I love the sound of Sonic Youth, and what makes me love “Bull in the Heather” is the first thirty seconds–those absolutely filthy opening notes followed by the driving riff. It is one of my favorite thirty seconds of music in the entire 1990s, and I’m sure it has a lot to do with the age I was when this song came out, but it sonically captures post-puberty adolescence: all hormonal angst and burgeoning eroticism that is mysterious and terrifying but blatantly full of desire. It’s a shame that no one in this band can sing. And any kind of aural boner I get from the music in “Bull in the Heather” is immediately shrunken by that off-key ice queen singing about thrusting. Like following the perfect ass through the crowd only to have the person turn around looking horrendous. (And that video! Thurston feeding a banana to a horse? YUCK. Though it suggests that Kim Gordon has equine features, which is correct. And teenage hero Kathleen Hanna jumping around all annoying-like! Just throw a bucket of cold water onto my groin next time, thanks)

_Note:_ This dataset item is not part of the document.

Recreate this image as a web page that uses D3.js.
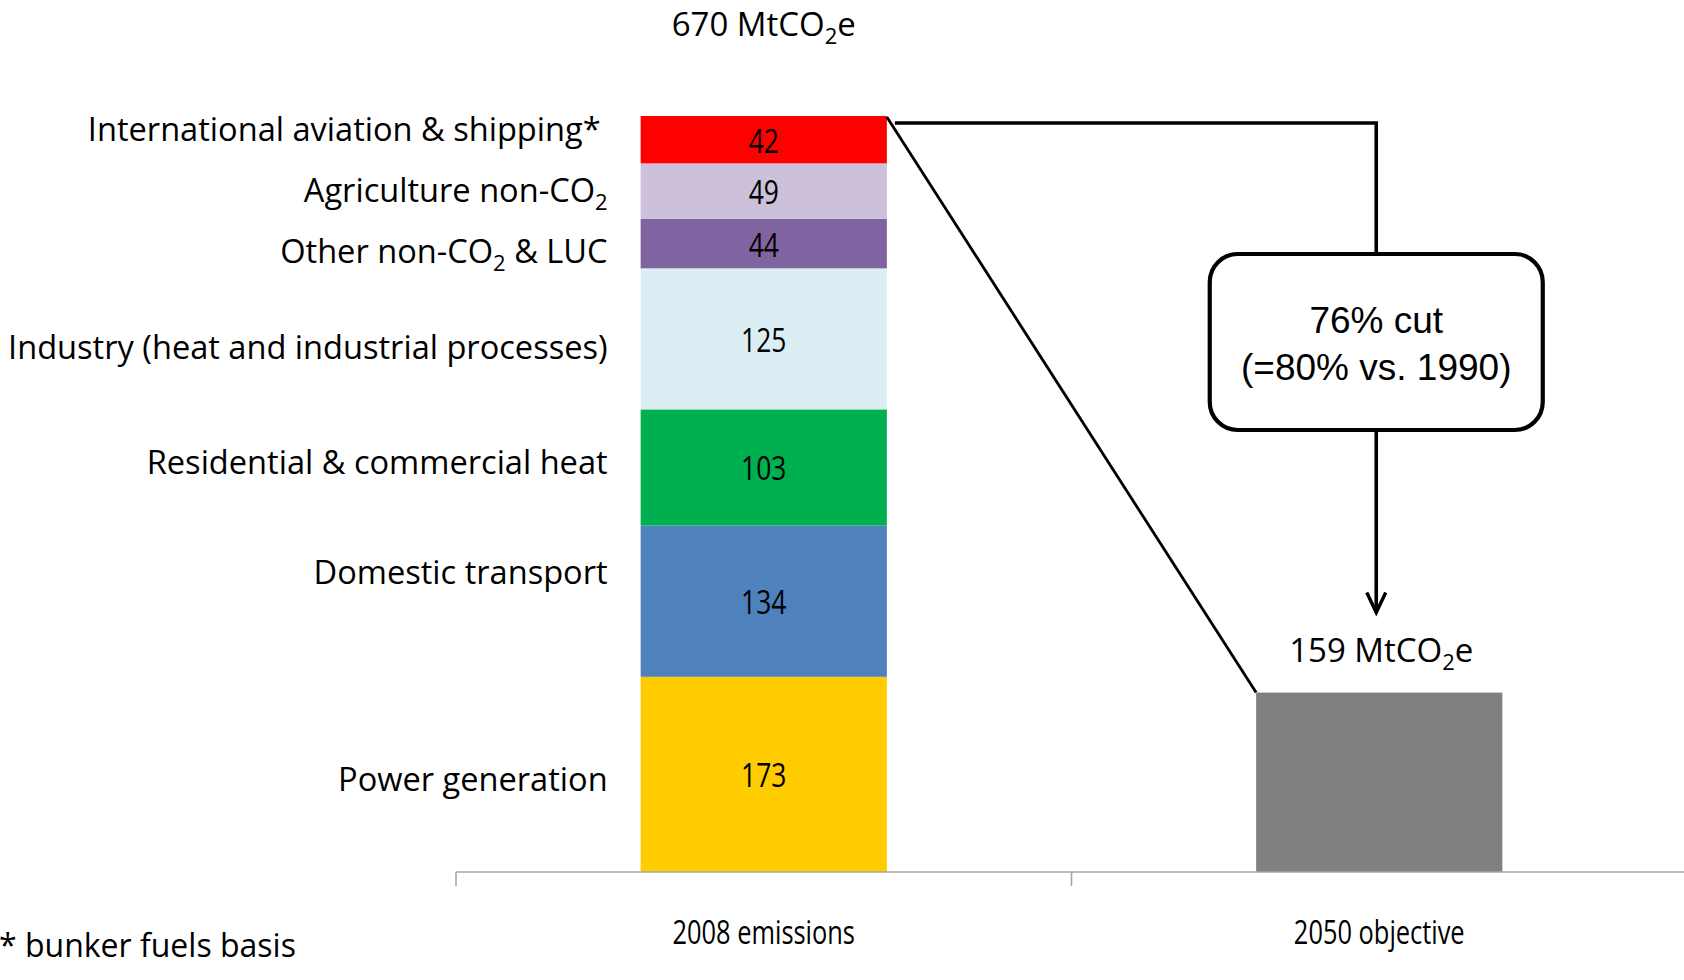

It’s a shame about Sonic Youth’s vocals, because there aren’t too many records that sound like them in the first place, capturing that waddayacallit–art rock New York post-punk deconstruction? In a way that sounds erotic and dirty and frightening and alluring, but with someone who can carry a tune or otherwise turn their voice into a fascinating sonic component. Which is why Dance Hall at Louse Point means what it does to me, with it’s slinkily loud guitar riffs supporting Harvey’s delicious melodramatics, as well as Hole’s Pretty on the Inside. I said I was listening to a lot of Hole, right? It’s no coincidence that Kim Gordon co-produced POTI, and Courtney Love and Eric Erlandson almost perfectly capture the guitar textures and driving riffs of Sonic Youth while under the influence of grindcore before shrinking in the face of Courtney Love’s inimitable scream. I wish there was more music like this.